### Problem requirements
Print nothing but the lines from the start of the listing below through the line that contains "ABOVE_DIAG = 0.006". Do not include the pictures.

——————

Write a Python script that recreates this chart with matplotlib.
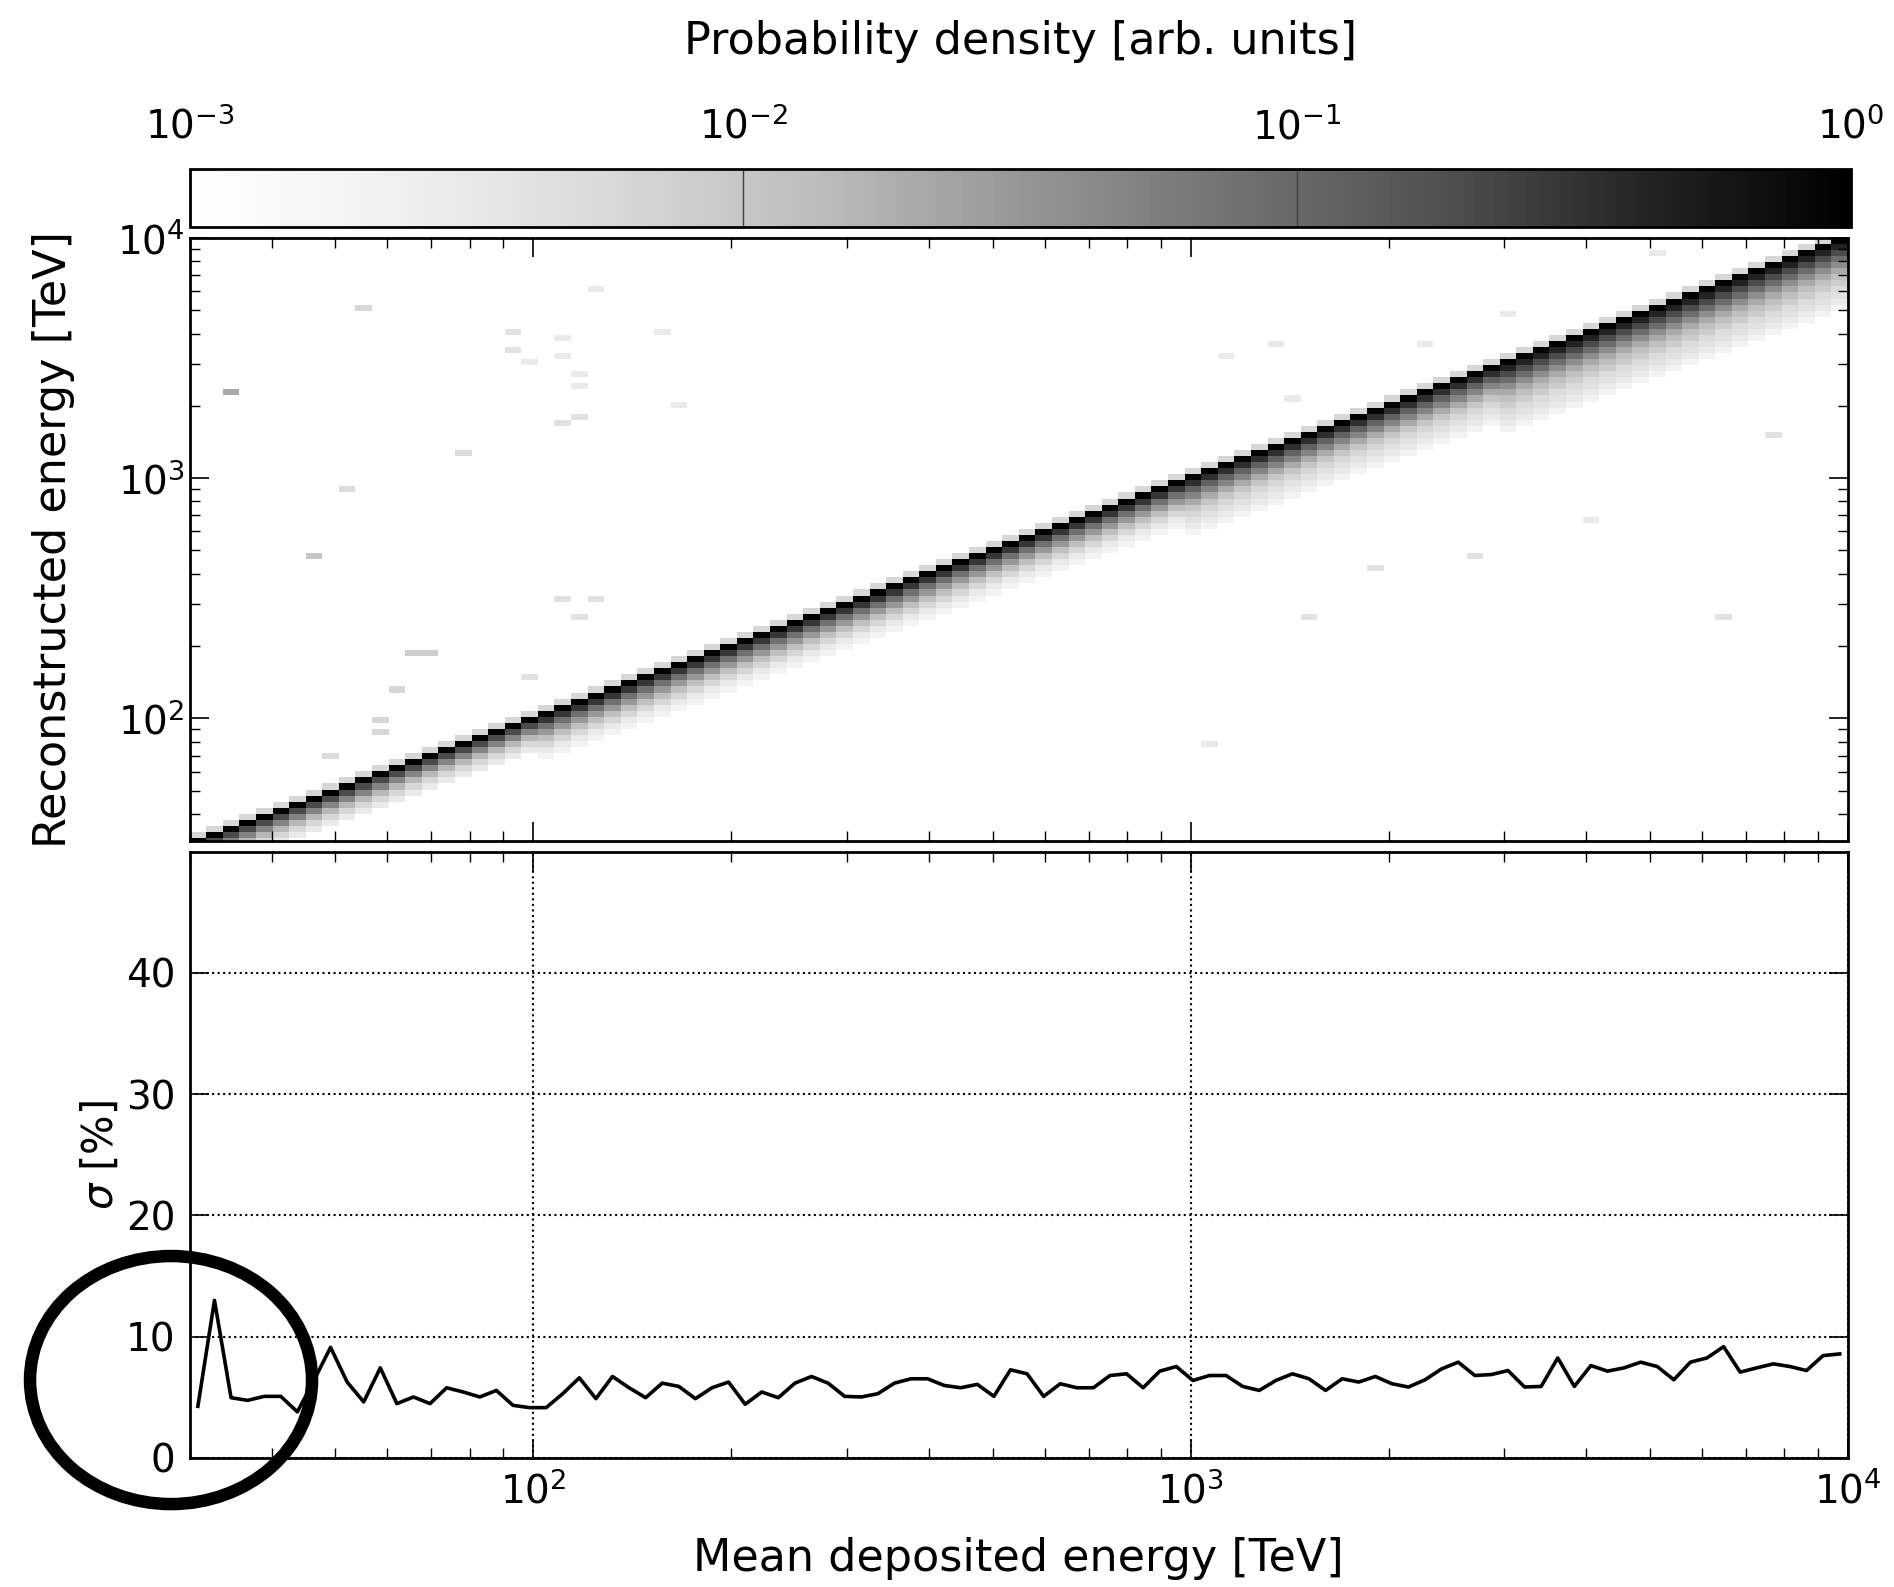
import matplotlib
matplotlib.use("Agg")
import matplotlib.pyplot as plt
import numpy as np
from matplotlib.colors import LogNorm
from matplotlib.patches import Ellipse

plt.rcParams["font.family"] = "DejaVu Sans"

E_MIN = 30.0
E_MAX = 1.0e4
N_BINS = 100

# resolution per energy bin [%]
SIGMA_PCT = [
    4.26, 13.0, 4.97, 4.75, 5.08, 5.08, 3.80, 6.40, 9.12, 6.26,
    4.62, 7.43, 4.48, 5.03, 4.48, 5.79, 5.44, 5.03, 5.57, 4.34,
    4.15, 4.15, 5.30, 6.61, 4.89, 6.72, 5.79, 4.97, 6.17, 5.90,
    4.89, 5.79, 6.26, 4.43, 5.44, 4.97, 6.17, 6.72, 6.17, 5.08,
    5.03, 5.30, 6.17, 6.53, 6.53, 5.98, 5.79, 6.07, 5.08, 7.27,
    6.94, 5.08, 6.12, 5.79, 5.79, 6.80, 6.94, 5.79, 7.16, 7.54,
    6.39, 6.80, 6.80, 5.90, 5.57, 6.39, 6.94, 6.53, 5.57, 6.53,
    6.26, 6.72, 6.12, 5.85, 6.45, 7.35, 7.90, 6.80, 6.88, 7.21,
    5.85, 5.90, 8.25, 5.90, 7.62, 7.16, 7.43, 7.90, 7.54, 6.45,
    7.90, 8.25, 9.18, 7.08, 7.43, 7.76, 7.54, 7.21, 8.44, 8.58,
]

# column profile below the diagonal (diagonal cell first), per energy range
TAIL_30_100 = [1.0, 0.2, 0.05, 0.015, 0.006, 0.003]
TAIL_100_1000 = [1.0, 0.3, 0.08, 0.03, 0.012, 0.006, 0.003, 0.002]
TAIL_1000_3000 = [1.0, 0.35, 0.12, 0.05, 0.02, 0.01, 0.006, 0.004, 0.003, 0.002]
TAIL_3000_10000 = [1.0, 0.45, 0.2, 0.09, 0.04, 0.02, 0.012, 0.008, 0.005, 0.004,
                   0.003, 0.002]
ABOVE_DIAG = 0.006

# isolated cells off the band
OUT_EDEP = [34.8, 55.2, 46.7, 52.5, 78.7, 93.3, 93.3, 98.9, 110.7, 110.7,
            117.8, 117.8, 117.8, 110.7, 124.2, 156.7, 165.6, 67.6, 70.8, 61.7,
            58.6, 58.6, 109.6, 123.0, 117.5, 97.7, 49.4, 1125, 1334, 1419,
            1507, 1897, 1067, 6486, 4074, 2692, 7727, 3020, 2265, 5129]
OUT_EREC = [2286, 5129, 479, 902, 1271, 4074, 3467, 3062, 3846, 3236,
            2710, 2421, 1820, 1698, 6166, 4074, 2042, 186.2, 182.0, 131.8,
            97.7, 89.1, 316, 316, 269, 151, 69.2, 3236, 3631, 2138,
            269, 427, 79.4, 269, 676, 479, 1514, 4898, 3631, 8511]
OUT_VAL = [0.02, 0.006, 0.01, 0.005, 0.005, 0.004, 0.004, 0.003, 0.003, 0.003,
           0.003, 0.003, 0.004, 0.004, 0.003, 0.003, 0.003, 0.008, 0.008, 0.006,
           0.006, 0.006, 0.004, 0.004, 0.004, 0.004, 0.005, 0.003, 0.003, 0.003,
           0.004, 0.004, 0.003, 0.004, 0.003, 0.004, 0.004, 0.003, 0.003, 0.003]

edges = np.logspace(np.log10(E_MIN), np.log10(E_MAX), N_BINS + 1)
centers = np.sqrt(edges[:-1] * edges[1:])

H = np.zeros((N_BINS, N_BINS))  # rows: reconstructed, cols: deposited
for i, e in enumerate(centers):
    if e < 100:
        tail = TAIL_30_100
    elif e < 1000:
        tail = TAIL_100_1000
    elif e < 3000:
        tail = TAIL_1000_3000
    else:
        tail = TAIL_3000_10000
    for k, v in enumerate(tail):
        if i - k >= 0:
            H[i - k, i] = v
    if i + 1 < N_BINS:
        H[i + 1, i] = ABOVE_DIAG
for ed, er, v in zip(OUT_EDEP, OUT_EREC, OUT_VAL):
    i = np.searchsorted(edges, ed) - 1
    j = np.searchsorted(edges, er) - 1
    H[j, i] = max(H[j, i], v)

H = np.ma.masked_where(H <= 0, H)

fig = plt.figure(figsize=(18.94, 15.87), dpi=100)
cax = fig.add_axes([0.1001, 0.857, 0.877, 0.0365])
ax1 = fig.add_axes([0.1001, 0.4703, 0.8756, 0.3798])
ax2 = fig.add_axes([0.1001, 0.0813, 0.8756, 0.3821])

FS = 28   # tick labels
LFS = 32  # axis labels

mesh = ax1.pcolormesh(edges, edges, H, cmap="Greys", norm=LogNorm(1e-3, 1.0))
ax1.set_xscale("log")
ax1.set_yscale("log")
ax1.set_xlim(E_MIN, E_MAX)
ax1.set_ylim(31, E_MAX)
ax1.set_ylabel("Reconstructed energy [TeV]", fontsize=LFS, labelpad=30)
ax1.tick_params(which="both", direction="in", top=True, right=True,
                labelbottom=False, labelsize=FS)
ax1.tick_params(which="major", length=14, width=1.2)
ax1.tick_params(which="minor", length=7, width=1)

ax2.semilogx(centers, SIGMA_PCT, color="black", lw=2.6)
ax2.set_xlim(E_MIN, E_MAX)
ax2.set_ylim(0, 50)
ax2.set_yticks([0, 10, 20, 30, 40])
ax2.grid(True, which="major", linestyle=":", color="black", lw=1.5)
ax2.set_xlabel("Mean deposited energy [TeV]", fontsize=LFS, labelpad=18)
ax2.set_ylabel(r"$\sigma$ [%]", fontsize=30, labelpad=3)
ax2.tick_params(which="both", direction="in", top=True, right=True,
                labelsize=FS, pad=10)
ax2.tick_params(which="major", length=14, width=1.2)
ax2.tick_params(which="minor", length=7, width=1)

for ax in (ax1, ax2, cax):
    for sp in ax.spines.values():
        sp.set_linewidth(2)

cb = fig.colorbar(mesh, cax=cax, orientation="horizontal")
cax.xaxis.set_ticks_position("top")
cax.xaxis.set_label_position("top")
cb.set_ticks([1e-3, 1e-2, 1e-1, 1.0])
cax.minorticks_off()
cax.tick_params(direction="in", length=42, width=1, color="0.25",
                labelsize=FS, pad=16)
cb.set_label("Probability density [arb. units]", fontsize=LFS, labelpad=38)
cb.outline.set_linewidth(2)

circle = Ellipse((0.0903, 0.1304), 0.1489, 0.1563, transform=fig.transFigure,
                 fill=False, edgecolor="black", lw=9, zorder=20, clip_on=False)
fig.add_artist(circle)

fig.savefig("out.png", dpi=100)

——————

### Answer
Write a Python script that recreates this chart with matplotlib.
import matplotlib
matplotlib.use("Agg")
import matplotlib.pyplot as plt
import numpy as np
from matplotlib.colors import LogNorm
from matplotlib.patches import Ellipse

plt.rcParams["font.family"] = "DejaVu Sans"

E_MIN = 30.0
E_MAX = 1.0e4
N_BINS = 100

# resolution per energy bin [%]
SIGMA_PCT = [
    4.26, 13.0, 4.97, 4.75, 5.08, 5.08, 3.80, 6.40, 9.12, 6.26,
    4.62, 7.43, 4.48, 5.03, 4.48, 5.79, 5.44, 5.03, 5.57, 4.34,
    4.15, 4.15, 5.30, 6.61, 4.89, 6.72, 5.79, 4.97, 6.17, 5.90,
    4.89, 5.79, 6.26, 4.43, 5.44, 4.97, 6.17, 6.72, 6.17, 5.08,
    5.03, 5.30, 6.17, 6.53, 6.53, 5.98, 5.79, 6.07, 5.08, 7.27,
    6.94, 5.08, 6.12, 5.79, 5.79, 6.80, 6.94, 5.79, 7.16, 7.54,
    6.39, 6.80, 6.80, 5.90, 5.57, 6.39, 6.94, 6.53, 5.57, 6.53,
    6.26, 6.72, 6.12, 5.85, 6.45, 7.35, 7.90, 6.80, 6.88, 7.21,
    5.85, 5.90, 8.25, 5.90, 7.62, 7.16, 7.43, 7.90, 7.54, 6.45,
    7.90, 8.25, 9.18, 7.08, 7.43, 7.76, 7.54, 7.21, 8.44, 8.58,
]

# column profile below the diagonal (diagonal cell first), per energy range
TAIL_30_100 = [1.0, 0.2, 0.05, 0.015, 0.006, 0.003]
TAIL_100_1000 = [1.0, 0.3, 0.08, 0.03, 0.012, 0.006, 0.003, 0.002]
TAIL_1000_3000 = [1.0, 0.35, 0.12, 0.05, 0.02, 0.01, 0.006, 0.004, 0.003, 0.002]
TAIL_3000_10000 = [1.0, 0.45, 0.2, 0.09, 0.04, 0.02, 0.012, 0.008, 0.005, 0.004,
                   0.003, 0.002]
ABOVE_DIAG = 0.006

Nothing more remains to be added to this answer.